電気自動車バブル 政治的需要が生んだ歪な産物

 ロイターの調査によれば、中国国内の自動車生産量はすでに市場の吸収能力を大幅に超えています。同調査は、中国の自動車メーカーの生産目標が実際の市場需要ではなく、「政府の定めた生産指標に合わせるため」に設定されていると指摘しました。その結果、多くの自動車メーカーが収益を上げられずに苦しんでいるのです。

 中国自動車工業協会のデータによれば、2024年の中国における自動車総生産台数と販売台数はそろって3100万台を突破しました。そのうち「新エネルギー車」とされる電気自動車は約1300万台に達し、新車販売の4割以上を占めています。

 この状況は、中国政府の政策的な誘導と切り離すことができません。2017年には、北京当局が「2025年までに自動車年間生産台数を3500万台に引き上げる」との目標を掲げ、特に電気自動車の重点的な発展を強調しました。この方針は短期間で電気自動車メーカーの爆発的な増加をもたらし、2018年には一時487社もの企業が乱立しましたが、2024年には129社にまで激減しました。バブルは急速に膨張し、そして同じ速度でしぼんでいったのです。

 米国在住の経済学者・黄大衛(こう・だいえい)は、中国政府が電気自動車を推進する目的は、「産業発展や消費者の利益のためではなく、欧米諸国との炭素排出・気候交渉における交渉カードを握るための政治的計算だ」と指摘します。そのため当局は企業に巨額の補助金や政策優遇を与え、地方政府もまた雇用確保やGDP成長、財政収入を目的に電気自動車産業を「政績プロジェクト」として推進しました。

 黄大衛は「これらの自動車メーカーは基本的に政府政策に従って動いており、市場原理に基づいて運営されているわけではない」とし、このように市場の論理から乖離した仕組みは、長期的に維持できないのは必然であると述べました。

 米国サウスカロライナ大学の謝田(しゃ・でん)教授も「中国の電気自動車ブームは巨大な浪費である」と厳しく批判しています。

バブルは解消困難 倒産ラッシュは避けられないか

 生産過剰が深刻化する中、中国の自動車市場は3年連続で価格競争に陥っています。今年8月末に開かれた成都国際モーターショーでは、国産アウディの新車が「半額」で販売され、一汽集団の7人乗りSUVは「4割引」で投げ売りされました。過激な値下げ競争は、産業構造の深刻な歪みを浮き彫りにしています。

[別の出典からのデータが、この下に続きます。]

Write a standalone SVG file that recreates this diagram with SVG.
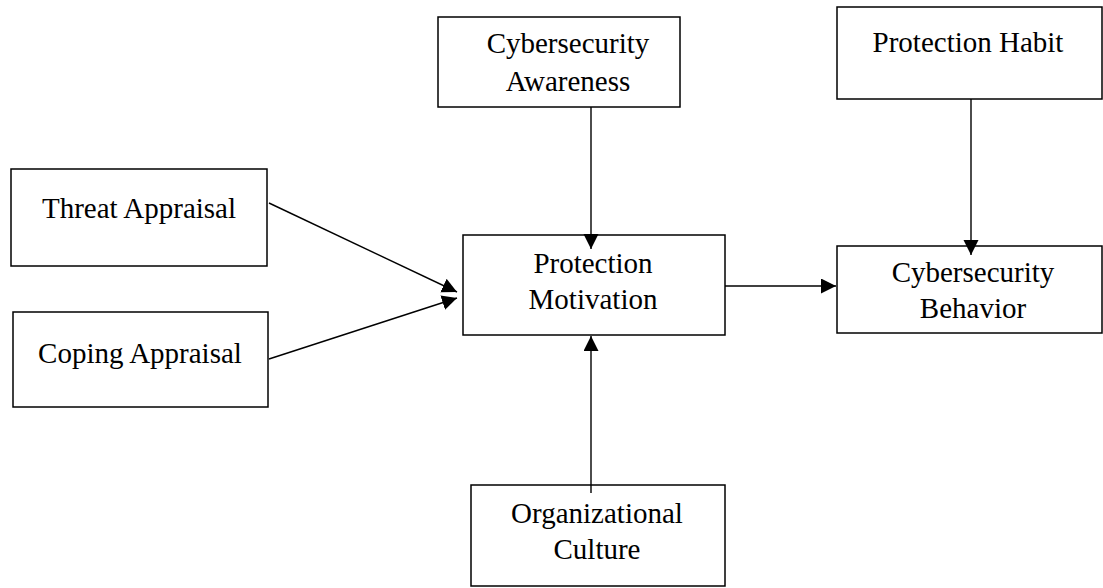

 台湾大学経済学部の樊家忠(はん・かちゅう)教授は、過剰生産の本質を「計画経済の産物」だと分析します。「中国政府は本気で市場経済の道を歩もうとしたことはない。計画経済を堅持することで、生産資源を政府が強く掌握でき、権力集中に有利だからだ」と指摘しました。

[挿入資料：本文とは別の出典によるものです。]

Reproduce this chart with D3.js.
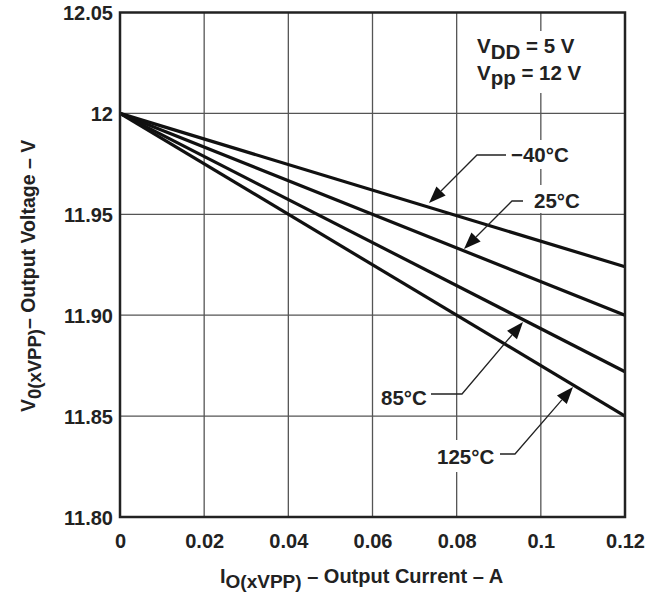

 さらに彼は、中国共産党がGDP成長を維持する手法は「供給面に偏っている」と述べます。企業が赤字でも生産を続ければ、統計上は経済成長を演出でき、雇用や社会不安を一時的に緩和できるためです。その結果、自動車産業は無理やり「新たな第一の柱産業」とされました。

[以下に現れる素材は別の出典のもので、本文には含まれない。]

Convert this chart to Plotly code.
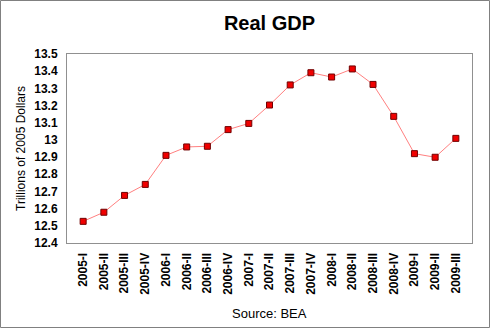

 しかし、この歪んだ発展モデルがもたらすのは深刻な「激しい競争」と終わりのない価格戦争です。樊家忠教授は「この問題は原則的に解決不能だ。競争の激化は自らが招いたものであり、是正すれば別の問題を生み、全体のバランスを崩す。これは計画経済が需給不均衡を処理する際の非効率さと硬直性を示すものだ」と強調しました。

 彼は短期的には過当競争が続き、中長期的には大規模な企業倒産がほぼ避けられないと予測します。「中国の自動車市場はいずれ壮絶な淘汰を経て、新たな均衡点に収束するだろう。しかしその過程は長期化し、深刻な社会的痛みを伴う」と警告しました。

誰が真の勝者か? 最大の敗者は消費者

 電気自動車ブームの中で、誰が利益を得て、誰が犠牲を強いられているのでしょうか。

 米国在住の経済学者・黄大衛(こう・だいえい)は「短期的には多くの勝者がいるように見えるが、中長期的にはすべてが敗者だ。特に消費者が最も大きな犠牲を払っている」と強調します。

 中国政府については「いわゆる『新エネルギーの優位性』は欧米にすぐに見破られ、『新エネルギー詐欺』と化し、最終的に交渉カードとしての効力を失う」と指摘しました。地方政府は「短期的には財政収入を得たが、長期的には巨額の債務を抱え、経済基盤を改善する機会を失った」と述べています。

 大手企業も、淘汰戦を生き残る少数のトップ企業を除けば、長期的には市場リスクと過酷な競争にさらされます。中小メーカーや販売代理店は、補助金による一時的繁栄の後、大量の在庫が売れ残り、資金繰りが悪化し、最終的には破産に追い込まれるケースが多いのです。

 黄大衛は「最も悲惨なのは一般消費者だ」と強調しました。「多くの人は低価格で『得をした』と錯覚しているが、実際には非常に重い代償を払っている。第一に電気自動車には大きな安全リスクがある。第二に減価率は従来のガソリン車よりもはるかに高く、資産価値が極めて低い。第三に電気自動車にはネット接続や監視機能が備わっており、事故を引き起こす道具として利用される可能性すらある。消費者にとって、ほとんど『百害あって一利なし』だ」と述べました。

 また、謝田(しゃ・でん)教授も「この産業モデルは不動産と極めて似ている」と指摘しました。バブル拡大期に本当に利益を得たのは中国共産党上層部の権力者やその家族であり、資本操作と政策優遇で巨額の利益をすでに手にしている。ところがバブルが崩壊し始めると、その後始末を押し付けられるのは一般国民と消費者なのです。

 バフェットによるBYD株の完全売却、小米による大規模リコール、業界の巨額赤字、そして続く価格戦争――これらの事実は、中国の電気自動車産業が危険な局面に突入したことを示しています。一時は「未来経済の新たなエンジン」として喧伝されましたが、今やその実態は計画経済が生んだ歪みとバブルであることが次第に明らかになってきました。